The UK government estimates that 10% of rented commercial property, covering a total area of 20 million square feet, do not currently meet the new standards. For a subsequent set of standards, due to be enforced by 2030, this increases to 85%.

According to Jefferies, the costs to bring portfolios up to 2030 standards for British Land and Land Securities, two of the UK’s leading Reits, equates to 4% of those portfolios’ total NAV, although the developers’ estimates put the costs between 1% and 2%.

OUT-OF-DATE METHODOLOGIES

Selman associated the failure of many fund managers to consider these transition costs with a wider short-termism when it came to environmental, social and governance (ESG) that, he said, was at odds with many investors’ long-term stewardship goals.

“A fund manager might say ‘we’re only holding the assets for five years’ – I’ve heard that a few times.

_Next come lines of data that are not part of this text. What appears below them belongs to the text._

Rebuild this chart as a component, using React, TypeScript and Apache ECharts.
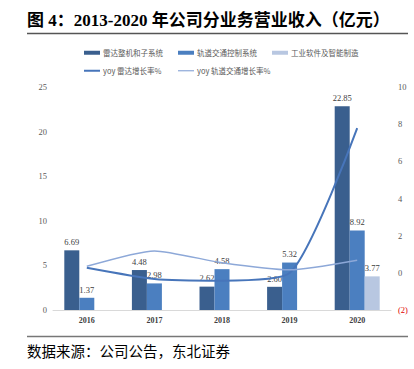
import React, { useEffect, useRef } from "react";
import * as echarts from "echarts";

const categories = ["2016", "2017", "2018", "2019", "2020"];
const radarRevenue = [6.69, 4.48, 2.62, 2.6, 22.85];
const railRevenue = [1.37, 2.98, 4.58, 5.32, 8.92];
const softwareRevenue = [null, null, null, null, 3.77];
const radarYoy = [0.27, -0.33, -0.42, -0.01, 7.79];
const railYoy = [0.35, 1.18, 0.54, 0.16, 0.68];

const seriesNames = [
  "雷达整机和子系统",
  "轨道交通控制系统",
  "工业软件及智能制造",
  "yoy 雷达增长率%",
  "yoy 轨道交通增长率%",
];

const C_DARK = "#3A5F8E";
const C_MID = "#4B7FC0";
const C_LIGHT = "#B8C7E1";
const C_LINE1 = "#4775BA";
const C_LINE2 = "#8DA8D8";

const SERIF = "'Liberation Serif', 'Noto Sans CJK SC', serif";
const CJK = "'Noto Sans CJK SC', 'Liberation Serif', serif";

export default function App() {
  const ref = useRef<HTMLDivElement>(null);
  useEffect(() => {
    if (!ref.current) return;
    const chart = echarts.init(ref.current, null, { renderer: "svg" });
    const legendPos = [
      { left: 84, top: 49 },
      { left: 178, top: 49 },
      { left: 272, top: 49 },
      { left: 84, top: 66 },
      { left: 178, top: 66 },
    ];
    const iconHeights = [4, 4, 4, 2, 1.2];
    const legends = seriesNames.map((n, i) => ({
      data: [n],
      left: legendPos[i].left,
      top: legendPos[i].top + (i < 3 ? 0 : 1),
      itemWidth: 16,
      itemHeight: iconHeights[i],
      itemGap: 0,
      padding: 0,
      icon: "rect",
      textStyle: { fontSize: 7.5, color: "#595959", fontFamily: CJK, padding: [0, 0, 0, -2] },
    }));
    const labelStyle = {
      show: true,
      position: "top" as const,
      distance: 4,
      fontSize: 8.5,
      color: "#404040",
      fontFamily: SERIF,
      formatter: (p: any) => (p.value == null ? "" : Number(p.value).toFixed(2)),
    };
    chart.setOption({
      animation: false,
      legend: legends,
      grid: { left: 53, right: 23, top: 87, bottom: 59 },
      xAxis: {
        type: "category",
        data: categories,
        axisLine: { lineStyle: { color: "#D9D9D9", width: 1 } },
        axisTick: { show: false },
        axisLabel: { fontSize: 8, color: "#404040", fontFamily: SERIF, fontWeight: "bold", margin: 6 },
      },
      yAxis: [
        {
          type: "value",
          min: 0,
          max: 25,
          interval: 5,
          splitLine: { show: false },
          axisLine: { show: false },
          axisTick: { show: false },
          axisLabel: { fontSize: 8.5, color: "#595959", fontFamily: SERIF, margin: 6 },
        },
        {
          type: "value",
          min: -2,
          max: 10,
          interval: 2,
          splitLine: { show: false },
          axisLine: { show: false },
          axisTick: { show: false },
          axisLabel: {
            fontSize: 8.5,
            color: "#595959",
            fontFamily: SERIF,
            margin: 7,
            formatter: (v: number) => (v < 0 ? "{r|(" + Math.abs(v) + ")}" : String(v)),
            rich: { r: { color: "#E00000", fontSize: 8.5, fontFamily: SERIF } },
          },
        },
      ],
      series: [
        {
          name: seriesNames[0],
          type: "bar",
          data: radarRevenue,
          barWidth: 15,
          barGap: "0%",
          itemStyle: { color: C_DARK },
          label: labelStyle,
        },
        {
          name: seriesNames[1],
          type: "bar",
          data: railRevenue,
          barWidth: 15,
          barGap: "0%",
          itemStyle: { color: C_MID },
          label: labelStyle,
        },
        {
          name: seriesNames[2],
          type: "bar",
          data: softwareRevenue,
          barWidth: 15,
          barGap: "0%",
          itemStyle: { color: C_LIGHT },
          label: labelStyle,
        },
        {
          name: seriesNames[3],
          type: "line",
          yAxisIndex: 1,
          data: radarYoy,
          smooth: 0.22,
          symbol: "none",
          lineStyle: { color: C_LINE1, width: 2 },
          itemStyle: { color: C_LINE1 },
          z: 5,
        },
        {
          name: seriesNames[4],
          type: "line",
          yAxisIndex: 1,
          data: railYoy,
          smooth: 0.2,
          symbol: "none",
          lineStyle: { color: C_LINE2, width: 1.5 },
          itemStyle: { color: C_LINE2 },
          z: 5,
        },
      ],
      graphic: [
        {
          type: "text",
          left: 27,
          top: 12,
          style: {
            text: "图 4：2013-2020 年公司分业务营业收入（亿元）",
            fontSize: 17,
            fontWeight: "bold",
            fontFamily: SERIF,
            fill: "#000",
          },
        },
        {
          type: "line",
          shape: { x1: 27, y1: 33.5, x2: 408, y2: 33.5 },
          style: { stroke: "#555", lineWidth: 1.5 },
        },
        {
          type: "line",
          shape: { x1: 27, y1: 336.5, x2: 408, y2: 336.5 },
          style: { stroke: "#777", lineWidth: 1.5 },
        },
        {
          type: "text",
          left: 27,
          top: 343,
          style: {
            text: "数据来源：公司公告，东北证券",
            fontSize: 14.5,
            fontFamily: CJK,
            fill: "#000",
          },
        },
      ],
    });
    return () => chart.dispose();
  }, []);
  return (
    <div
      ref={ref}
      style={{ position: "fixed", left: 0, top: 0, width: 414, height: 369, background: "#fff" }}
    />
  );
}
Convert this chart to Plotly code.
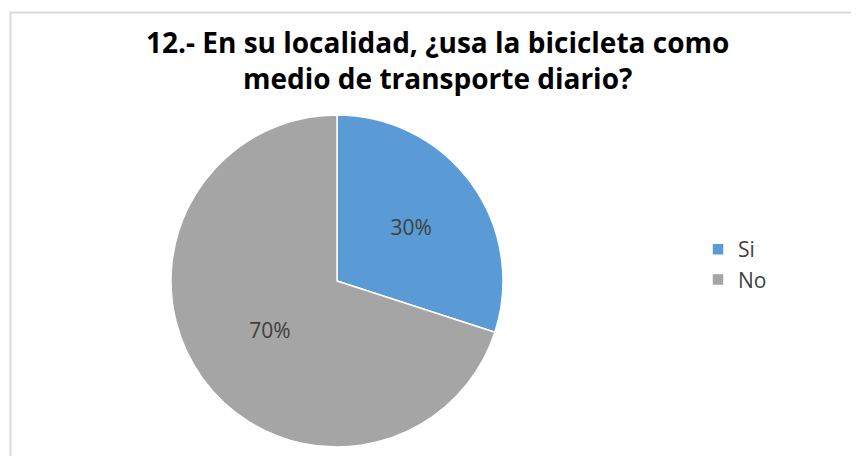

No, that’s wrong: you still have stewardship responsibilities,” he said, contrasting “a lot of glossy brochures,” with a lack of action in many cases.

If the goal is to achieve carbon neutrality from a building in 25 years, Selman said a five-year holding period should end with the building one fifth closer to the final goal. “We expect and demand that the building has improved and is on track to meet its carbon neutral goal,” he said.

Selman pointed to a paucity of measurement methodologies to keep abreast of transition risk from advisors. “Everyone knows building with poor carbon performance will be worth less than low carbon, but this hasn’t yet fed through to valuation methodologies, which incorporate mainly historical data,” he said. He pointed to the valuation methodology employed by the Royal Institute for Chartered Surveyors (RICS), a leading global building valuer.

Besides using physical value at risk for NZ Super’s own analysis Selman said it actively promoted use of standards such as GRESB by its managers.